> **DATASET EXTRACT**
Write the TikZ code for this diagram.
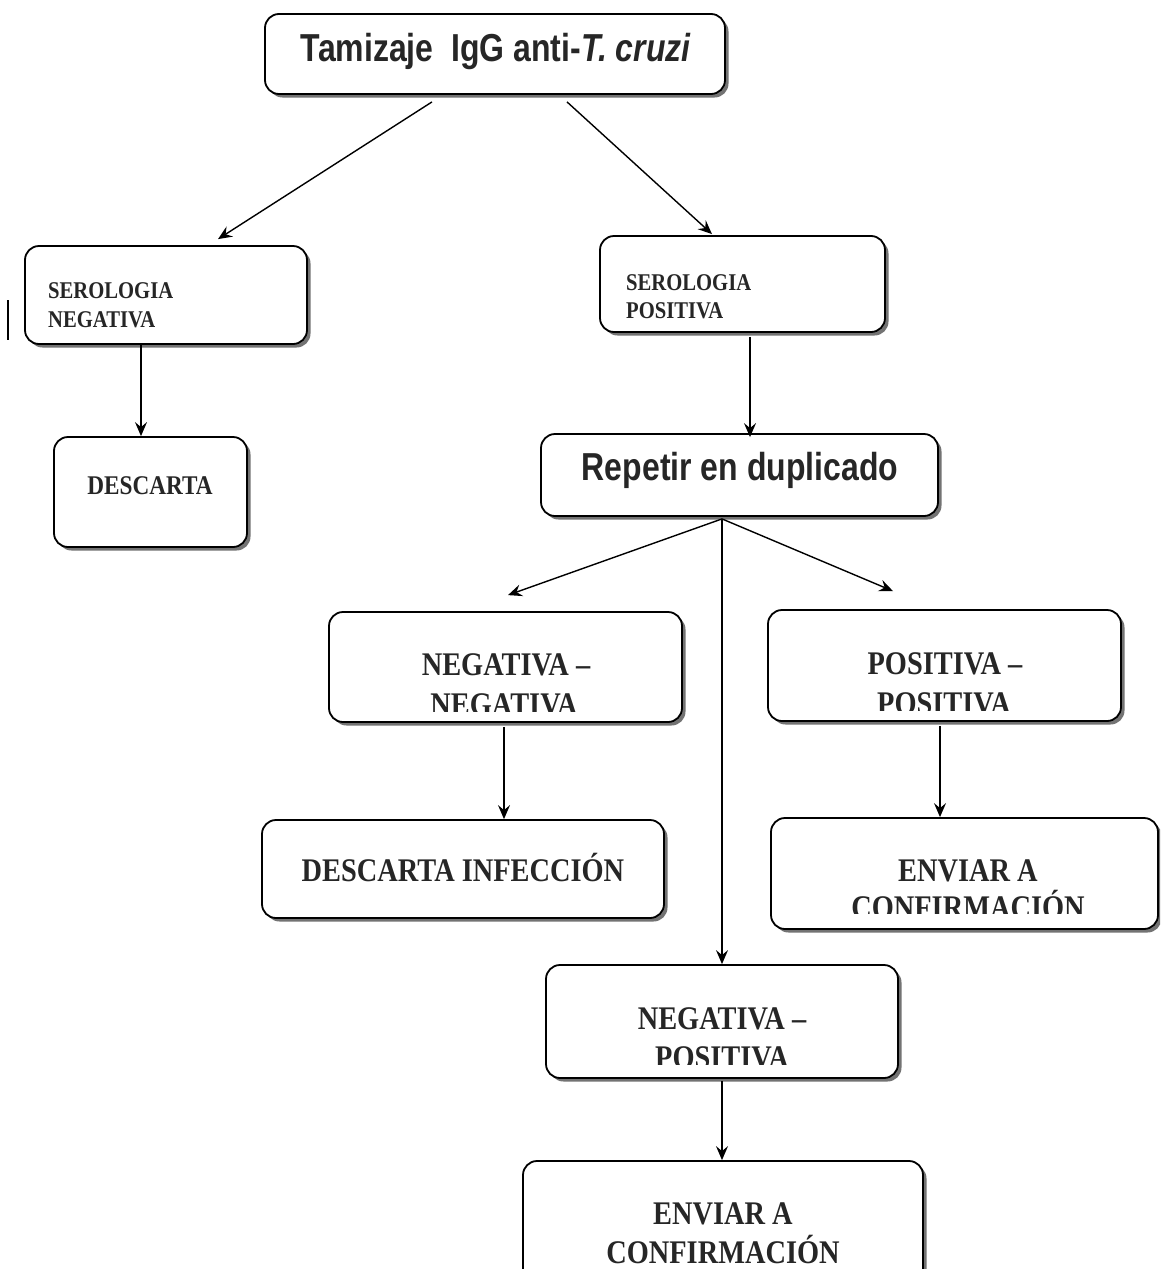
\documentclass[tikz,border=0pt]{standalone}
\usepackage{fontspec}
\setmainfont{Liberation Serif}[FakeStretch=0.86]
\newfontfamily\arialf{Liberation Sans}[FakeStretch=0.82]
\usetikzlibrary{shadows,arrows.meta}
\newcommand\mybox[5]{\node[box, minimum width={#4-#2}, minimum height={#5-#3}] (#1) at ({(#2+#4)/2},{(#3+#5)/2}) {};}
\begin{document}
\begin{tikzpicture}[x=1pt,y=-1pt,
  box/.style={draw=black, line width=1.8pt, rounded corners=14pt, fill=white,
    drop shadow={shadow xshift=3.5pt, shadow yshift=-3.5pt, fill=black!55, opacity=1}, inner sep=0pt},
  stxt/.style={font=\fontsize{24}{28}\selectfont\bfseries, inner sep=0pt, text=black!85},
  btxt/.style={font=\fontsize{33}{38}\selectfont\bfseries, inner sep=0pt, anchor=base, text=black!85},
  atxt/.style={font=\arialf\fontsize{39}{44}\selectfont\bfseries, inner sep=0pt, anchor=base, text=black!85},
  arr/.style={line width=1.4pt, -{Stealth[length=14pt, width=12pt, inset=5pt]}}]
\clip (0,0) rectangle (1160,1269);
\fill[white] (0,0) rectangle (1160,1269);

% boxes
\mybox{top}{265}{14}{725}{94}
\mybox{sn}{25}{246}{307}{344}
\mybox{sp}{600}{236}{885}{332}
\mybox{desc}{54}{437}{247}{547}
\mybox{rep}{541}{434}{938}{516}
\mybox{nn}{329}{612}{682}{722}
\mybox{pp}{768}{610}{1121}{721}
\mybox{di}{262}{820}{664}{918}
\mybox{ecr}{771}{818}{1158}{929}
\mybox{np}{546}{965}{898}{1078}
\mybox{ecb}{523}{1161}{923}{1300}

% texts
\node[atxt] (ttop) at (496,61) {Tamizaje\ \ IgG anti-\textit{T. cruzi}};
\node[stxt, anchor=base west] (sn1) at (48,298) {SEROLOGIA};
\node[stxt, anchor=base west] (sn2) at (48,327) {NEGATIVA};
\node[stxt, anchor=base west] (sp1) at (626,290) {SEROLOGIA};
\node[stxt, anchor=base west] (sp2) at (626,318) {POSITIVA};
\node[stxt, font=\fontsize{27}{30}\selectfont\bfseries, anchor=base] (desct) at (150,494) {DESCARTA};
\node[atxt] (rept) at (740,480) {Repetir en duplicado};
\node[btxt] (nn1) at (506,675) {NEGATIVA –};
\begin{scope}
  \clip (329,612) rectangle (682,711);
  \node[btxt] (nn2) at (504,715) {NEGATIVA};
\end{scope}
\node[btxt] (pp1) at (945,674) {POSITIVA –};
\begin{scope}
  \clip (768,610) rectangle (1121,710);
  \node[btxt] (pp2) at (944,714) {POSITIVA};
\end{scope}
\node[btxt] (dit) at (463,881) {DESCARTA INFECCIÓN};
\node[btxt] (ecr1) at (968,881) {ENVIAR A};
\begin{scope}
  \clip (771,818) rectangle (1158,913);
  \node[btxt] (ecr2) at (968,918) {CONFIRMACIÓN};
\end{scope}
\node[btxt] (np1) at (722,1029) {NEGATIVA –};
\begin{scope}
  \clip (546,965) rectangle (898,1064);
  \node[btxt] (np2) at (722,1068) {POSITIVA};
\end{scope}
\node[btxt] (ecb1) at (723,1224) {ENVIAR A};
\node[btxt] (ecb2) at (723,1263) {CONFIRMACIÓN};

% connectors
\coordinate (rs) at ([xshift=-17.5pt, yshift=-2pt]rep.south);
\draw[arr] ([xshift=-63pt, yshift=-7pt]top.south) -- ([xshift=52pt, yshift=6pt]sn.north);
\draw[arr] ([xshift=72pt, yshift=-7pt]top.south) -- ([xshift=-30.5pt, yshift=1pt]sp.north);
\draw[arr] ([xshift=-25pt]sn.south) -- ([xshift=-25pt]sn.south |- desc.north);
\draw[arr] ([xshift=7.5pt, yshift=-4pt]sp.south) -- ([xshift=7.5pt, yshift=-4pt]sp.south |- rep.north);
\draw[arr] (rs) -- ([xshift=2.5pt, yshift=16pt]nn.north);
\draw[arr] (rs) -- ([xshift=-51.5pt, yshift=18pt]pp.north);
\draw[arr] (rs) -- (rs |- np.north);
\draw[arr] ([xshift=-1.5pt, yshift=-4pt]nn.south) -- ([xshift=-1.5pt]nn.south |- di.north);
\draw[arr] ([xshift=-4.5pt, yshift=-4pt]pp.south) -- ([xshift=-4.5pt]pp.south |- ecr.north);
\draw[arr] ([yshift=-2pt]np.south) -- (np.south |- ecb.north);

% scan mark at left margin
\draw[line width=1.2pt] (8,300) -- (8,340);
\end{tikzpicture}
\end{document}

> **AIM**
Do not copy the pictures, but repeat every line exactly.

> **THE REPLY**
Write the TikZ code for this diagram.
\documentclass[tikz,border=0pt]{standalone}
\usepackage{fontspec}
\setmainfont{Liberation Serif}[FakeStretch=0.86]
\newfontfamily\arialf{Liberation Sans}[FakeStretch=0.82]
\usetikzlibrary{shadows,arrows.meta}
\newcommand\mybox[5]{\node[box, minimum width={#4-#2}, minimum height={#5-#3}] (#1) at ({(#2+#4)/2},{(#3+#5)/2}) {};}
\begin{document}
\begin{tikzpicture}[x=1pt,y=-1pt,
  box/.style={draw=black, line width=1.8pt, rounded corners=14pt, fill=white,
    drop shadow={shadow xshift=3.5pt, shadow yshift=-3.5pt, fill=black!55, opacity=1}, inner sep=0pt},
  stxt/.style={font=\fontsize{24}{28}\selectfont\bfseries, inner sep=0pt, text=black!85},
  btxt/.style={font=\fontsize{33}{38}\selectfont\bfseries, inner sep=0pt, anchor=base, text=black!85},
  atxt/.style={font=\arialf\fontsize{39}{44}\selectfont\bfseries, inner sep=0pt, anchor=base, text=black!85},
  arr/.style={line width=1.4pt, -{Stealth[length=14pt, width=12pt, inset=5pt]}}]
\clip (0,0) rectangle (1160,1269);
\fill[white] (0,0) rectangle (1160,1269);

% boxes
\mybox{top}{265}{14}{725}{94}
\mybox{sn}{25}{246}{307}{344}
\mybox{sp}{600}{236}{885}{332}
\mybox{desc}{54}{437}{247}{547}
\mybox{rep}{541}{434}{938}{516}
\mybox{nn}{329}{612}{682}{722}
\mybox{pp}{768}{610}{1121}{721}
\mybox{di}{262}{820}{664}{918}
\mybox{ecr}{771}{818}{1158}{929}
\mybox{np}{546}{965}{898}{1078}
\mybox{ecb}{523}{1161}{923}{1300}

% texts
\node[atxt] (ttop) at (496,61) {Tamizaje\ \ IgG anti-\textit{T. cruzi}};
\node[stxt, anchor=base west] (sn1) at (48,298) {SEROLOGIA};
\node[stxt, anchor=base west] (sn2) at (48,327) {NEGATIVA};
\node[stxt, anchor=base west] (sp1) at (626,290) {SEROLOGIA};
\node[stxt, anchor=base west] (sp2) at (626,318) {POSITIVA};
\node[stxt, font=\fontsize{27}{30}\selectfont\bfseries, anchor=base] (desct) at (150,494) {DESCARTA};
\node[atxt] (rept) at (740,480) {Repetir en duplicado};
\node[btxt] (nn1) at (506,675) {NEGATIVA –};
\begin{scope}
  \clip (329,612) rectangle (682,711);
  \node[btxt] (nn2) at (504,715) {NEGATIVA};
\end{scope}
\node[btxt] (pp1) at (945,674) {POSITIVA –};
\begin{scope}
  \clip (768,610) rectangle (1121,710);
  \node[btxt] (pp2) at (944,714) {POSITIVA};
\end{scope}
\node[btxt] (dit) at (463,881) {DESCARTA INFECCIÓN};
\node[btxt] (ecr1) at (968,881) {ENVIAR A};
\begin{scope}
  \clip (771,818) rectangle (1158,913);
  \node[btxt] (ecr2) at (968,918) {CONFIRMACIÓN};
\end{scope}
\node[btxt] (np1) at (722,1029) {NEGATIVA –};
\begin{scope}
  \clip (546,965) rectangle (898,1064);
  \node[btxt] (np2) at (722,1068) {POSITIVA};
\end{scope}
\node[btxt] (ecb1) at (723,1224) {ENVIAR A};
\node[btxt] (ecb2) at (723,1263) {CONFIRMACIÓN};

% connectors
\coordinate (rs) at ([xshift=-17.5pt, yshift=-2pt]rep.south);
\draw[arr] ([xshift=-63pt, yshift=-7pt]top.south) -- ([xshift=52pt, yshift=6pt]sn.north);
\draw[arr] ([xshift=72pt, yshift=-7pt]top.south) -- ([xshift=-30.5pt, yshift=1pt]sp.north);
\draw[arr] ([xshift=-25pt]sn.south) -- ([xshift=-25pt]sn.south |- desc.north);
\draw[arr] ([xshift=7.5pt, yshift=-4pt]sp.south) -- ([xshift=7.5pt, yshift=-4pt]sp.south |- rep.north);
\draw[arr] (rs) -- ([xshift=2.5pt, yshift=16pt]nn.north);
\draw[arr] (rs) -- ([xshift=-51.5pt, yshift=18pt]pp.north);
\draw[arr] (rs) -- (rs |- np.north);
\draw[arr] ([xshift=-1.5pt, yshift=-4pt]nn.south) -- ([xshift=-1.5pt]nn.south |- di.north);
\draw[arr] ([xshift=-4.5pt, yshift=-4pt]pp.south) -- ([xshift=-4.5pt]pp.south |- ecr.north);
\draw[arr] ([yshift=-2pt]np.south) -- (np.south |- ecb.north);

% scan mark at left margin
\draw[line width=1.2pt] (8,300) -- (8,340);
\end{tikzpicture}
\end{document}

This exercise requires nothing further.